## Start

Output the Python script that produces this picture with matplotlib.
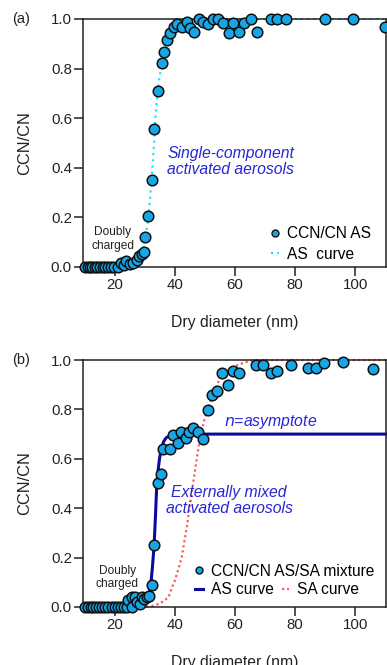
import matplotlib
matplotlib.use('Agg')
import matplotlib.pyplot as plt
from matplotlib.lines import Line2D
import numpy as np

plt.rcParams['font.family'] = ['Liberation Sans', 'DejaVu Sans']

# panel (a): pure AS
a_x = [10.0, 10.8, 11.6, 12.4, 13.2, 14.0, 14.9, 15.8, 16.7, 17.7, 18.7, 19.7,
       20.8, 21.9, 23.0, 23.7, 24.8, 25.9, 27.2, 28.1, 28.9, 29.7, 30.0, 31.1,
       32.2, 33.1, 34.4, 35.6, 36.4, 37.2, 38.3, 39.7, 40.8, 42.2, 43.9, 45.0,
       46.4, 48.0, 49.4, 51.1, 52.6, 54.2, 55.9, 57.9, 59.4, 61.4, 63.1, 65.2,
       67.2, 71.9, 74.1, 76.9, 90.0, 99.4, 110.0]
a_y = [0, 0, 0, 0, 0, 0, 0, 0, 0, 0, 0, 0,
       0.0, 0.016, 0.01, 0.023, 0.012, 0.016, 0.03, 0.043, 0.054, 0.059, 0.12, 0.204,
       0.349, 0.557, 0.711, 0.824, 0.866, 0.915, 0.942, 0.969, 0.98, 0.969, 0.989, 0.962,
       0.949, 1.0, 0.989, 0.98, 1.0, 1.0, 0.985, 0.942, 0.985, 0.949, 0.985, 1.0,
       0.949, 1.0, 1.0, 1.0, 1.0, 1.0, 0.969]

a_fit_x = [10, 20, 26, 27, 28, 29, 29.8, 30.5, 31.1, 31.8, 32.4, 33.0, 33.4, 34.0,
           34.6, 35.3, 35.8, 36.4, 37.0, 37.8, 38.8, 40.0, 41.7, 44, 110.5]
a_fit_y = [0, 0, 0.005, 0.015, 0.03, 0.06, 0.1, 0.15, 0.2, 0.3, 0.4, 0.5, 0.6, 0.68,
           0.75, 0.8, 0.86, 0.9, 0.925, 0.95, 0.97, 0.985, 0.995, 1.0, 1.0]

# panel (b): AS/SA mixture
b_x = [10.0, 10.9, 11.8, 12.7, 13.6, 14.6, 15.6, 16.6, 17.7, 18.8, 19.9, 21.0,
       22.1, 23.0, 23.9, 24.4, 25.6, 25.6, 26.7, 27.2, 28.3, 28.9, 29.7, 30.6,
       31.3, 32.2, 33.1, 34.2, 35.3, 36.1, 38.3, 39.4, 40.9, 42.0, 43.7, 44.8,
       46.1, 47.8, 49.4, 51.1, 52.4, 54.1, 55.6, 57.8, 59.2, 61.4, 67.0, 69.4,
       71.9, 74.1, 78.7, 84.2, 86.9, 89.7, 95.9, 105.9]
b_y = [0, 0, 0, 0, 0, 0, 0, 0, 0, 0, 0, 0,
       0, 0, 0.0, 0.03, 0.04, 0.0, 0.04, 0.02, 0.014, 0.04, 0.034, 0.04,
       0.045, 0.088, 0.25, 0.503, 0.54, 0.639, 0.639, 0.696, 0.662, 0.709, 0.686, 0.709,
       0.726, 0.709, 0.682, 0.797, 0.858, 0.874, 0.949, 0.899, 0.957, 0.949, 0.98, 0.98,
       0.949, 0.957, 0.98, 0.969, 0.969, 0.986, 0.993, 0.962]

as_fit_x = [10, 28, 29, 30, 31, 31.9, 32.5, 33.0, 33.5, 33.9, 34.4, 34.8, 35.3, 35.6,
            36.2, 37.0, 38.3, 40.0, 41.7, 110.5]
as_fit_y = [0, 0, 0.002, 0.008, 0.03, 0.088, 0.17, 0.25, 0.38, 0.5, 0.56, 0.6, 0.635, 0.65,
            0.67, 0.685, 0.694, 0.698, 0.7, 0.7]

sa_fit_x = [10, 30, 32, 34, 36, 37.8, 39, 40, 41, 42.2, 43, 44, 44.8, 46, 47.2, 48,
            49, 50, 51.1, 52, 53, 53.9, 55, 57.2, 60, 63, 66, 70, 110.5]
sa_fit_y = [0, 0, 0.003, 0.01, 0.022, 0.04, 0.08, 0.11, 0.15, 0.2, 0.26, 0.33, 0.4, 0.5,
            0.6, 0.66, 0.72, 0.77, 0.8, 0.84, 0.875, 0.9, 0.925, 0.95, 0.975, 0.99, 0.998,
            1.0, 1.0]

pt_color = '#16A6E8'
cyan = '#00E8F0'
navy = '#0A0A9E'
red = '#FF5A5A'
txt_blue = '#2626D8'

fig = plt.figure(figsize=(3.87, 6.65), dpi=100)
ax1 = fig.add_axes([83 / 387, 1 - 267 / 665, 303 / 387, 248 / 665])
ax2 = fig.add_axes([83 / 387, 1 - 607 / 665, 303 / 387, 247 / 665])

for ax in (ax1, ax2):
    ax.set_xlim(9.3, 110.3)
    ax.set_ylim(0, 1.0)
    ax.set_xticks([20, 40, 60, 80, 100])
    ax.set_yticks([0, 0.2, 0.4, 0.6, 0.8, 1.0])
    ax.set_yticklabels(['0.0', '0.2', '0.4', '0.6', '0.8', '1.0'])
    ax.tick_params(direction='out', length=6.5, width=1.1, pad=1.5, labelsize=10.8,
                   colors='#222222', top=False, right=False)
    for s in ax.spines.values():
        s.set_linewidth(1.1)
        s.set_color('#222222')
    ax.set_xlabel('Dry diameter (nm)', fontsize=11.3, color='#222222')
    ax.set_ylabel('CCN/CN', fontsize=11.8, color='#222222')
    ax.xaxis.set_label_coords(0.5, -(323 - 267) / 248)
    ax.xaxis.label.set_va('center')
    ax.yaxis.set_label_coords(-(83 - 25) / 303, 0.5)
    ax.yaxis.label.set_va('center')

# (a)
ax1.plot(a_fit_x, a_fit_y, ls=(0, (1, 2)), color=cyan, lw=1.5, zorder=2, clip_on=False)
ax1.plot(a_x, a_y, 'o', ms=7.6, mfc=pt_color, mec='#111111', mew=1.1,
         zorder=3, clip_on=False)
ax1.text(58.6, 0.425, 'Single-component\nactivated aerosols', style='italic',
         color=txt_blue, fontsize=11.3, ha='center', va='center', linespacing=1.05)
ax1.text(19.3, 0.113, 'Doubly\ncharged', fontsize=8.6, ha='center', va='center',
         color='#222222', linespacing=1.15)
h_pts = Line2D([], [], ls='none', marker='o', ms=5, mfc=pt_color, mec='#111111', mew=1)
h_as = Line2D([], [], ls=(0, (1, 2)), color=cyan, lw=1.5)
ax1.legend([h_pts, h_as], ['CCN/CN AS', 'AS  curve'], loc='lower left',
           bbox_to_anchor=(0.585, -0.022), frameon=False, fontsize=11.2,
           handlelength=0.5, handletextpad=0.5, labelspacing=0.35, borderpad=0.2)
fig.text(12 / 387, 1 - 19 / 665, '(a)', fontsize=10.5, va='center', color='#222222')

# (b)
ax2.plot(sa_fit_x, sa_fit_y, ls=(0, (1, 1.3)), color=red, lw=1.6, zorder=2,
         clip_on=False)
ax2.plot(as_fit_x, as_fit_y, '-', color=navy, lw=2.2, zorder=2.5, clip_on=False)
ax2.plot(b_x, b_y, 'o', ms=7.6, mfc=pt_color, mec='#111111', mew=1.1,
         zorder=3, clip_on=False)
ax2.text(71.7, 0.75, r'$n$=asymptote', style='italic', color=txt_blue,
         fontsize=11.3, ha='center', va='center')
ax2.text(58.0, 0.43, 'Externally mixed\nactivated aerosols', style='italic',
         color=txt_blue, fontsize=11.3, ha='center', va='center', linespacing=1.05)
ax2.text(20.7, 0.12, 'Doubly\ncharged', fontsize=8.6, ha='center', va='center',
         color='#222222', linespacing=1.15)
h_as2 = Line2D([], [], ls='-', color=navy, lw=2.2)
h_sa = Line2D([], [], ls=(0, (1, 1.3)), color=red, lw=1.6)
leg1 = ax2.legend([h_pts], ['CCN/CN AS/SA mixture'], loc='lower left',
                  bbox_to_anchor=(0.335, 0.07), frameon=False, fontsize=11.2,
                  handlelength=0.5, handletextpad=0.5, borderpad=0.2)
ax2.add_artist(leg1)
ax2.legend([h_as2, h_sa], ['AS curve', 'SA curve'], loc='lower left',
           bbox_to_anchor=(0.335, -0.005), frameon=False, fontsize=11.2, ncol=2,
           handlelength=0.5, handletextpad=0.5, columnspacing=0.5, borderpad=0.2)
fig.text(12 / 387, 1 - 360 / 665, '(b)', fontsize=10.5, va='center', color='#222222')

fig.savefig('out.png', dpi=100)
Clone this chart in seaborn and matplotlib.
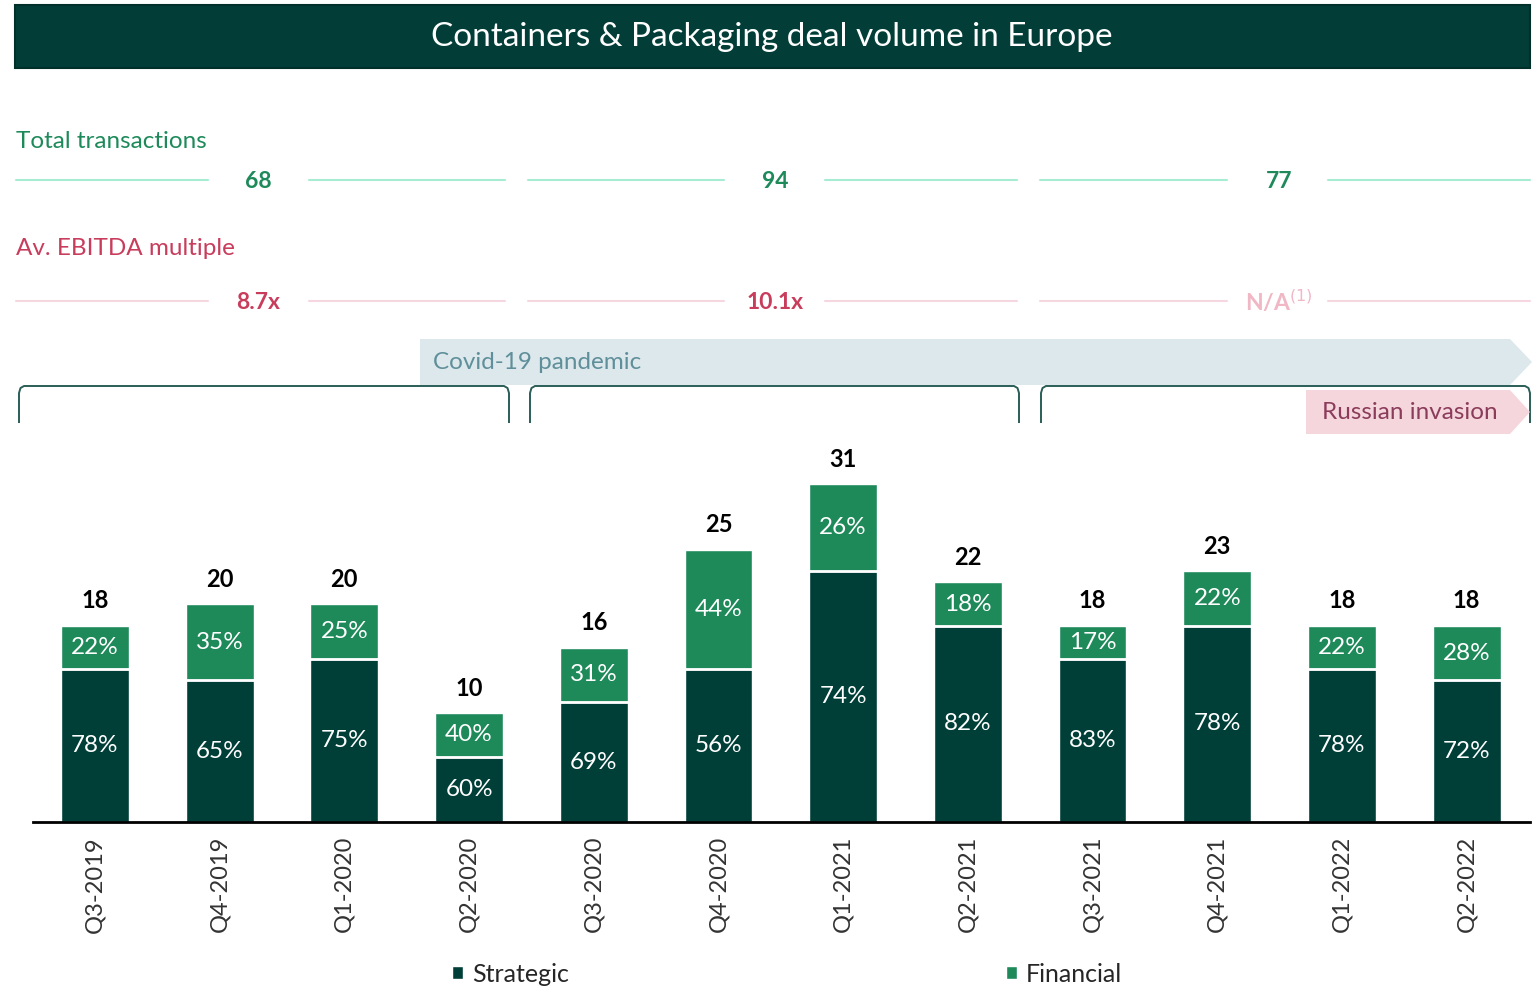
import pandas as pd
import matplotlib.pyplot as plt
from matplotlib.patches import Polygon, Rectangle, Patch
import seaborn as sns

# Data
quarters = ['Q3-2019', 'Q4-2019', 'Q1-2020', 'Q2-2020', 'Q3-2020', 'Q4-2020',
            'Q1-2021', 'Q2-2021', 'Q3-2021', 'Q4-2021', 'Q1-2022', 'Q2-2022']
totals = [18, 20, 20, 10, 16, 25, 31, 22, 18, 23, 18, 18]
strategic = [14, 13, 15, 6, 11, 14, 23, 18, 15, 18, 14, 13]
strategic_pct = ['78%', '65%', '75%', '60%', '69%', '56%', '74%', '82%', '83%', '78%', '78%', '72%']
financial_pct = ['22%', '35%', '25%', '40%', '31%', '44%', '26%', '18%', '17%', '22%', '22%', '28%']
period_transactions = ['68', '94', '77']
period_multiple = ['8.7x', '10.1x', 'N/A$^{(1)}$']

STRAT = '#003f38'
FIN = '#1e8a5a'
BANNER = '#023e37'
MINT = '#a6ecd2'
PINK_LINE = '#f6d6df'
CRIMSON = '#c83c5c'
NA_PINK = '#f0b7c5'
BRACKET = '#2b5e58'

sns.set_theme(style='white')
plt.rcParams['font.family'] = ['Lato', 'DejaVu Sans']

df = pd.DataFrame({'quarter': quarters, 'total': totals, 'strategic': strategic})

W, H = 1538, 988
fig = plt.figure(figsize=(W / 100, H / 100), dpi=100)

# decoration layer in pixel coordinates
deco = fig.add_axes([0, 0, 1, 1], zorder=0)
deco.set_xlim(0, W)
deco.set_ylim(H, 0)
deco.axis('off')

# title banner
deco.add_patch(Rectangle((15, 5), 1515, 63, facecolor=BANNER, edgecolor='#01302a', lw=1.5))
deco.text(772, 37, 'Containers & Packaging deal volume in Europe', color='white',
          fontsize=24, ha='center', va='center')

# period summaries
deco.text(16, 141, 'Total transactions', color=FIN, fontsize=17.5, va='center')
deco.text(16, 248, 'Av. EBITDA multiple', color=CRIMSON, fontsize=17.5, va='center')
segments = [(16, 208, 309, 505, 258), (528, 724, 825, 1017, 775), (1040, 1227, 1328, 1530, 1279)]
for (a, b, c, d, cx), tr, mu in zip(segments, period_transactions, period_multiple):
    deco.plot([a, b], [180, 180], color=MINT, lw=1.5)
    deco.plot([c, d], [180, 180], color=MINT, lw=1.5)
    deco.plot([a, b], [301, 301], color=PINK_LINE, lw=1.5)
    deco.plot([c, d], [301, 301], color=PINK_LINE, lw=1.5)
    deco.text(cx, 182, tr, color=FIN, fontsize=16.5, fontweight='bold', ha='center', va='center')
    col = NA_PINK if mu.startswith('N/A') else CRIMSON
    deco.text(cx, 302, mu, color=col, fontsize=16.5, fontweight='bold', ha='center', va='center')

# Covid-19 arrow banner
deco.add_patch(Polygon([(420, 339), (1510, 339), (1532, 362), (1510, 385), (420, 385)],
                       closed=True, facecolor='#dde8ec', edgecolor='none'))
deco.text(433, 362, 'Covid-19 pandemic', color='#5f8f9a', fontsize=17.5, va='center')

# brackets
for left, right in [(19, 509), (530, 1019), (1041, 1530)]:
    xs = [left, left, left + 1.5, left + 5, right - 5, right - 1.5, right, right]
    ys = [423, 393, 388, 386, 386, 388, 393, 423]
    deco.plot(xs, ys, color=BRACKET, lw=1.4, solid_capstyle='butt')

# Russian invasion arrow
deco.add_patch(Polygon([(1306, 390), (1510, 390), (1530, 412), (1510, 434), (1306, 434)],
                       closed=True, facecolor='#f5d6dd', edgecolor='none', zorder=3))
deco.text(1322, 412, 'Russian invasion', color='#8b3c5a', fontsize=17.5, va='center', zorder=4)

# bar chart
ax = fig.add_axes([33 / W, (H - 822) / H, (1530 - 33) / W, (822 - 440) / H], zorder=2)
ax.patch.set_alpha(0)
sns.barplot(data=df, x='quarter', y='total', color=FIN, saturation=1, width=0.544, ax=ax)
n_fin = len(ax.patches)
sns.barplot(data=df, x='quarter', y='strategic', color=STRAT, saturation=1, width=0.544, ax=ax)
fin_bars = ax.patches[:n_fin]
str_bars = ax.patches[n_fin:]

for fb, sb, tot, sp, fp in zip(fin_bars, str_bars, totals, strategic_pct, financial_pct):
    x0, w = sb.get_x(), sb.get_width()
    xc = x0 + w / 2
    s = sb.get_height()
    ax.plot([x0, x0 + w], [s, s], color='white', lw=2, solid_capstyle='butt')
    ax.text(xc, s / 2, sp, color='white', fontsize=17.5, ha='center', va='center')
    ax.text(xc, (s + tot) / 2, fp, color='white', fontsize=17.5, ha='center', va='center')
    ax.annotate(str(tot), (xc, tot), xytext=(0, 18), textcoords='offset points',
                ha='center', va='center', fontsize=17, fontweight='bold', color='black')

ax.set_xlim(-0.497, 11.508)
ax.set_ylim(0, 35.05)
ax.set_xlabel('')
ax.set_ylabel('')
ax.set_yticks([])
ax.tick_params(axis='x', length=0, pad=10, labelsize=17, labelcolor='#333333')
plt.setp(ax.get_xticklabels(), rotation=90, va='top', ha='center')
for side in ['top', 'right', 'left']:
    ax.spines[side].set_visible(False)
ax.spines['bottom'].set_color('black')
ax.spines['bottom'].set_linewidth(2)

handles = [Patch(facecolor=STRAT, label='Strategic'), Patch(facecolor=FIN, label='Financial')]
fig.legend(handles=handles, loc='center', bbox_to_anchor=(787 / W, 1 - 974 / H), ncol=2,
           frameon=False, fontsize=18, handlelength=0.45, handleheight=0.45,
           handletextpad=0.35, columnspacing=17.5)

fig.savefig('out.png', dpi=100)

## End

_Problem description_.
Return the material line for line, from its beginning to the line that contains "plt.rcParams['font.family'] = ['Liberation", with the pictures left out.

_Task response_.
Output the Python script that produces this picture with matplotlib.
import matplotlib
matplotlib.use('Agg')
import matplotlib.pyplot as plt
from matplotlib.lines import Line2D
import numpy as np

plt.rcParams['font.family'] = ['Liberation Sans', 'DejaVu Sans']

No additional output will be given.